Dans le domaine des véhicules électriques également, la Chine a contribué à éviter 22 mégatonnes d’émissions, soit plus que les Etats-Unis (15 mégatonnes) ou l’UE (14 mégatonnes).

Après avoir poussé la Chine à agir, on lui impose des droits de douane

Il y a dix ans encore, les Etats-Unis et leurs alliés auraient réfléchi à la manière d’encourager la Chine – alors et aujourd’hui encore le plus grand émetteur de CO2 au monde – à se joindre à l’Occident dans la course à l’abandon du charbon, du pétrole et du gaz naturel. Mais aujourd’hui, les Etats-Unis imposent des droits de douane aux technologies vertes en provenance de Chine afin de protéger les industries américaines – un signe, selon Wallace-Wells, que les Etats-Unis ne perdent pas seulement la course sur les prix, mais aussi sur le rythme d’utilisation de l’énergie verte.

Le gouvernement américain a qualifié l’«Inflation Reduction Act» adopté par le Congrès de «plus grand investissement mondial jamais réalisé dans les technologies énergétiques propres».
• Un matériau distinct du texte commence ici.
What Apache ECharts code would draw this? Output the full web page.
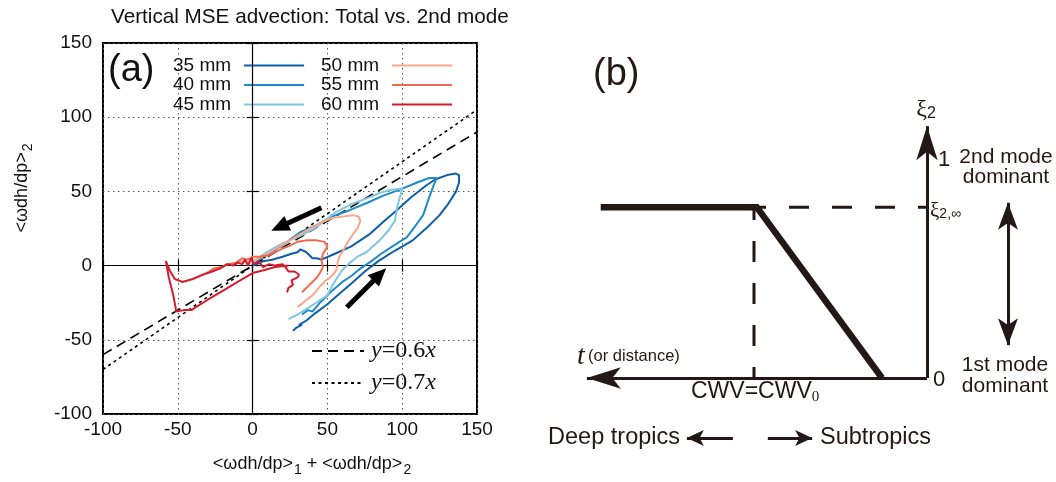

Dans la course à cette technologie d’avenir, la Chine a toutefois une avance souveraine. Elle produit actuellement presque deux fois plus de panneaux solaires et de véhicules électriques que la demande mondiale. C’est pourquoi les prix se sont effondrés. Pour contrer ce dumping de surcapacité, les Etats-Unis et l’UE imposent des «droits de douane punitifs» élevés sur les modules solaires et les véhicules électriques chinois. Cette politique douanière renchérit l’énergie solaire et les véhicules électriques pour les consommateurs américains et européens, en dépit de leurs propres subventions massives.

En ce qui concerne les objectifs climatiques, David Wallace-Wells voit dans la taxation des produits électriques chinois un «danger inquiétant»: la Chine pourrait se retirer, réduire son soutien à l’industrie verte et laisser ainsi de nombreux producteurs faire faillite en Chine. Tout comme la Chine a sciemment fait éclater sa propre bulle immobilière. Le moteur du changement vert mondial pourrait s’enrayer encore davantage.

Ainsi, la transition énergétique est actuellement, dans une large mesure, un projet chinois. Même si des progrès sont réalisés au niveau mondial, le fossé entre la Chine et le reste du monde est désormais immense. L’avenir de la politique climatique mondiale dépendra en grande partie de la capacité de la Chine à rester un acteur de premier plan ou à se retirer.